Klarifikasi Teologis

Di sini diperlukan sebuah klarifikasi teologis atas negasi dari bidat-bidat di atas mengenai keilahian sang Logos adalah:

Pertama, Filipi 2:6 salah satu teks dalam Perjanjian Baru yang membuktikan keilahian sang Logos (Yesus Kristus). Sebagaimana yang telah dianalisa di atas bahwa Yesus Kristus sejatinya memiliki substansi yang setara dengan Allah Bapa. Di sini ingin ditegaskan bahwa tidak ada perbedaan kualitatif antara Anak dan Bapa. Dalam teks-teks lain misalnya Yohanes 1:1 di sana Logos telah diperkenalkan sebagai Pribadi yang berpraeksistensi dan sepenuhnya ilahi. Maka Yesus Kristus bukanlah suatu ilah atau posisinya lebih rendah dari pada Bapa. Melainkan Pribadi Allah Tritunggal yang sehakekat. Maka di sini argumentasi teologis Ebionisme, Arinisme dan Saksi Yehuwa ditolak.
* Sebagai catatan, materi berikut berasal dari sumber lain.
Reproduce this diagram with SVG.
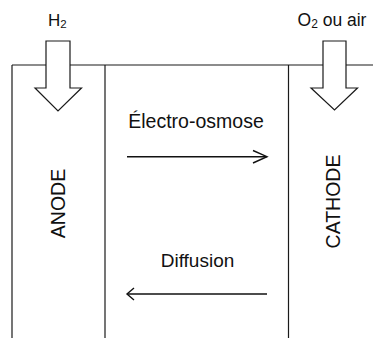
<svg xmlns="http://www.w3.org/2000/svg" width="373" height="338" viewBox="0 0 373 338">
<style>
.ln{stroke:#1a1a1a;stroke-width:1.2;fill:none}
.big{fill:#fff;stroke:#1a1a1a;stroke-width:1.2}
.t{font-family:"Liberation Sans",Arial,sans-serif;fill:#111}
.ar{stroke:#111;stroke-width:1.4;fill:none}
</style>
<rect width="373" height="338" fill="#fff"/>
<g id="cell" class="ln">
<line x1="12" y1="65" x2="373" y2="65"/>
<line x1="12" y1="65" x2="12" y2="338"/>
<line x1="105" y1="65" x2="105" y2="338"/>
<line x1="288.5" y1="65" x2="288.5" y2="338"/>
</g>
<g id="h2-feed">
<path class="big" d="M46 41 H70 V88 H81.5 L58 111 L35 88 H46 Z"/>
<text class="t" x="48" y="26" font-size="17">H<tspan font-size="11.5" dy="2">2</tspan></text>
</g>
<g id="o2-feed">
<path class="big" d="M323 41 H346 V88 H357.5 L334.5 110 L311 88 H323 Z"/>
<text class="t" x="297.5" y="26" font-size="17.5">O<tspan font-size="12" dy="2">2</tspan><tspan dy="-2"> ou air</tspan></text>
</g>
<g id="anode">
<text class="t" font-size="19.5" text-anchor="middle" transform="translate(65,203.5) rotate(-90)">ANODE</text>
</g>
<g id="cathode">
<text class="t" font-size="19.5" text-anchor="middle" transform="translate(339.5,201.5) rotate(-90)">CATHODE</text>
</g>
<g id="connectors">
<g id="electro-osmose">
<line class="ar" x1="127" y1="156.7" x2="266.5" y2="156.7"/>
<path class="ar" d="M253 150.5 L267 156.7 L253 163"/>
<text class="t" x="196" y="128" font-size="19.5" text-anchor="middle">Électro-osmose</text>
</g>
<g id="diffusion">
<line class="ar" x1="127.5" y1="294" x2="267" y2="294"/>
<path class="ar" d="M134 288 L127 294 L134 300"/>
<text class="t" x="197.5" y="266.5" font-size="19" text-anchor="middle">Diffusion</text>
</g>
</g>
</svg>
Kedua, Filipi 2:6 mendukung ajaran praeksistensi sang Logos. Logos secara ontologi berarti Ia ada sejak masa lampau. Logos datang dari eksistensi yang tidak diciptakan. Itulah sebabnya Logos tetap memiliki substansi yang sama dengan Allah Bapa. Maka posisi sang Logos bukan manusia biasa sebagaimana klaim bidat di atas. Justru kemanusiaan sang Anak terjadi karena kerelaan-Nya untuk misi penyelamatan. Hal ini membuktikan ia datang dari keberadaan sang Bapa yang kekal.
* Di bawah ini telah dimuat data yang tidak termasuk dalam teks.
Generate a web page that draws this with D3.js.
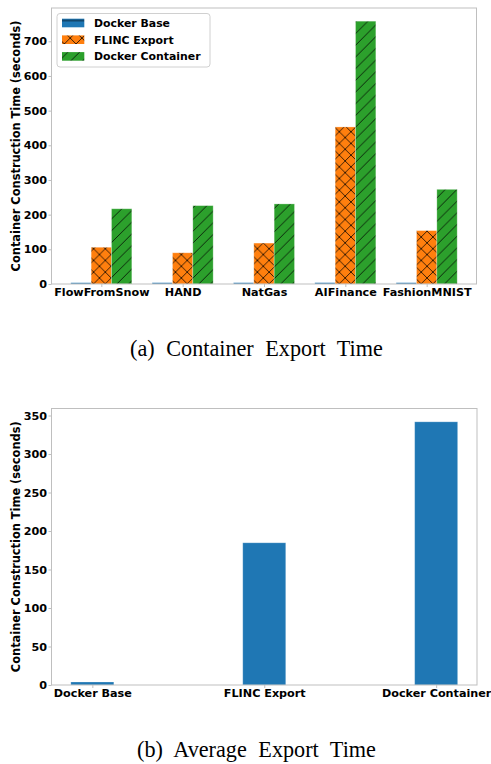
<!DOCTYPE html>
<html>
<head>
<meta charset="utf-8">
<script src="https://cdn.jsdelivr.net/npm/d3@7"></script>
<style>
  html, body { margin: 0; padding: 0; background: #fff; }
  svg { display: block; }
  .tick text { font-family: "DejaVu Sans", sans-serif; font-weight: bold; font-size: 11.2px; fill: #000; }
</style>
</head>
<body>
<svg id="chart" width="491" height="764"></svg>
<script>
// ---- data ----
const categories = ["FlowFromSnow", "HAND", "NatGas", "AIFinance", "FashionMNIST"];
const seriesNames = ["Docker Base", "FLINC Export", "Docker Container"];
const dockerBase = [3.8, 3.9, 3.9, 4.0, 3.9];
const flincExport = [106, 90, 118, 453, 154];
const dockerContainer = [217, 226, 231, 758, 273];
const topYTicks = [0, 100, 200, 300, 400, 500, 600, 700];

const avgCategories = ["Docker Base", "FLINC Export", "Docker Container"];
const avgValues = [3.9, 184.7, 341.8];
const bottomYTicks = [0, 50, 100, 150, 200, 250, 300, 350];

const yLabel = "Container Construction Time (seconds)";
const captionA = "(a) Container Export Time";
const captionB = "(b) Average Export Time";

// ---- styles ----
const colors = ["#1f77b4", "#ff7f0e", "#2ca02c"];
const hatches = ["h", "x", "d"];
const spineColor = "#bfbfbf";

const svg = d3.select("#chart");
const defs = svg.append("defs");
const P = 11.7;
function makePattern(id, color, kind) {
  const p = defs.append("pattern").attr("id", id).attr("patternUnits", "userSpaceOnUse")
    .attr("width", P).attr("height", P).attr("x", 0).attr("y", 3);
  p.append("rect").attr("width", P).attr("height", P).attr("fill", color);
  const ln = (x1, y1, x2, y2) => p.append("line").attr("x1", x1).attr("y1", y1).attr("x2", x2).attr("y2", y2)
    .attr("stroke", "#000").attr("stroke-width", 0.9).attr("stroke-opacity", 0.85);
  if (kind === "h") { ln(0, P / 2, P, P / 2); }
  if (kind === "x" || kind === "d") { ln(-1, P + 1, P + 1, -1); ln(-P/2 - 1, P/2 + 1, P/2 + 1, -P/2 - 1); ln(P/2 - 1, 3*P/2 + 1, 3*P/2 + 1, P/2 - 1); }
  if (kind === "x") { ln(-1, -1, P + 1, P + 1); ln(-P/2 - 1, P/2 - 1, P/2 + 1, 3*P/2 + 1); ln(P/2 - 1, -P/2 - 1, 3*P/2 + 1, P/2 + 1); }
}
colors.forEach((c, i) => makePattern("pat" + i, c, hatches[i]));

function frame(g, x0, x1, y0, y1) {
  g.append("rect").attr("x", x0).attr("y", y0).attr("width", x1 - x0).attr("height", y1 - y0)
    .attr("fill", "none").attr("stroke", spineColor).attr("stroke-width", 1);
}
function styleAxis(sel) {
  sel.select(".domain").remove();
  sel.selectAll(".tick line").attr("stroke", spineColor).attr("stroke-width", 1);
}
function caption(text, yPos) {
  svg.append("text").attr("x", 256.5).attr("y", yPos).attr("text-anchor", "middle")
    .attr("font-family", "Liberation Serif").attr("font-size", 22.2).attr("word-spacing", "6px")
    .attr("fill", "#000").text(text);
}

// ---- top chart ----
{
  const L = 51.5, R = 476.5, T = 8, B = 284;
  const x = d3.scaleLinear().domain([-0.6125, 4.6125]).range([L, R]);
  const y = d3.scaleLinear().domain([0, 796]).range([B, T]);
  const bw = 0.25;
  const series = [dockerBase, flincExport, dockerContainer];
  const g = svg.append("g");
  series.forEach((vals, si) => {
    g.append("g").selectAll("rect").data(vals).join("rect")
      .attr("x", (d, i) => x(i + (si - 1) * bw - bw / 2))
      .attr("width", x(bw) - x(0))
      .attr("y", d => y(d))
      .attr("height", d => y(0) - y(d))
      .attr("fill", `url(#pat${si})`)
      .attr("stroke", "#ffffff").attr("stroke-opacity", 0.35).attr("stroke-width", 0.8);
  });
  const ya = g.append("g").attr("transform", `translate(${L},0)`)
    .call(d3.axisLeft(y).tickValues(topYTicks).tickSize(3).tickPadding(1.5));
  styleAxis(ya);
  const xa = g.append("g").attr("transform", `translate(0,${B})`)
    .call(d3.axisBottom(x).tickValues(d3.range(categories.length)).tickFormat(i => categories[i]).tickSize(3).tickPadding(1.5));
  styleAxis(xa);
  frame(g, L, R, T, B);

  g.append("text").attr("transform", `translate(19.5,${(T + B) / 2}) rotate(-90)`)
    .attr("text-anchor", "middle").attr("font-family", "DejaVu Sans").attr("font-weight", "bold")
    .attr("font-size", 11.4).attr("fill", "#000").text(yLabel);

  // legend
  const lg = g.append("g");
  lg.append("rect").attr("x", 57).attr("y", 13.5).attr("width", 153).attr("height", 53.5).attr("rx", 3)
    .attr("fill", "#fff").attr("fill-opacity", 0.8).attr("stroke", "#d0d0d0").attr("stroke-width", 1);
  const ly = [23, 39.7, 56.4];
  seriesNames.forEach((name, i) => {
    lg.append("rect").attr("x", 62).attr("y", ly[i] - 4.3).attr("width", 22.3).attr("height", 8.6)
      .attr("fill", `url(#pat${i})`);
    lg.append("text").attr("x", 94).attr("y", ly[i]).attr("dy", "0.36em")
      .attr("font-family", "DejaVu Sans").attr("font-weight", "bold").attr("font-size", 10.9)
      .attr("fill", "#000").text(name);
  });

  caption(captionA, 356);
}

// ---- bottom chart ----
{
  const L = 51.5, R = 477, T = 408.5, B = 685;
  const x = d3.scaleLinear().domain([-0.2375, 2.2375]).range([L, R]);
  const y = d3.scaleLinear().domain([0, 359.1]).range([B, T]);
  const bw = 0.25;
  const g = svg.append("g");
  g.append("g").selectAll("rect").data(avgValues).join("rect")
    .attr("x", (d, i) => x(i - bw / 2))
    .attr("width", x(bw) - x(0))
    .attr("y", d => y(d))
    .attr("height", d => y(0) - y(d))
    .attr("fill", colors[0])
    .attr("stroke", "#ffffff").attr("stroke-opacity", 0.3).attr("stroke-width", 0.8);
  const ya = g.append("g").attr("transform", `translate(${L},0)`)
    .call(d3.axisLeft(y).tickValues(bottomYTicks).tickSize(3).tickPadding(1.5));
  styleAxis(ya);
  const xa = g.append("g").attr("transform", `translate(0,${B})`)
    .call(d3.axisBottom(x).tickValues(d3.range(avgCategories.length)).tickFormat(i => avgCategories[i]).tickSize(3).tickPadding(1.5));
  styleAxis(xa);
  frame(g, L, R, T, B);

  g.append("text").attr("transform", `translate(19.5,${(T + B) / 2}) rotate(-90)`)
    .attr("text-anchor", "middle").attr("font-family", "DejaVu Sans").attr("font-weight", "bold")
    .attr("font-size", 11.4).attr("fill", "#000").text(yLabel);

  caption(captionB, 757);
}
</script>
</body>
</html>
Ketiga, karena Logos telah bereksistensi dengan Bapa sejak semula dan sehakekat, maka benar jika teks Filipi 2:6 mendukung bahwa Yesus Kristus layak dan sanggup menjadi Juru selamat. Itulah sebabnya melalui peristiwa inkarnasi membuktikan bahwa Ia bukan manusia biasa sebagaimana klaim para bidat di atas.

Karena posisi Juru selamat bukan posisi yang bisa dijalankan oleh manusia berdosa. Hanya manusia sejati yaitu Yesus Kristus yang sanggup menyelamatkan manusia dari dosa. Karena pada saat menjalankan misi penyelamatan, Ia tidak dalam posisi berdosa. Melainkan dosa manusia yang ditaggung-Nya.

Keempat, maka teks Filipi 2:6 memberikan pemahaman Kristologi yang komprehensif yaitu Yesus Kristus Allah sejati bereksistensi sebelum inkarnasi. Dialah Pribadi yang setara dengan Allah Bapa atau sepenuhnya Ilahi. Maka Kristologi yang Alkitabiah harus memperhatikan benang merah antara ajaran praeksistensi Logos, keilahian-Nya, dan ketritunggalan Allah.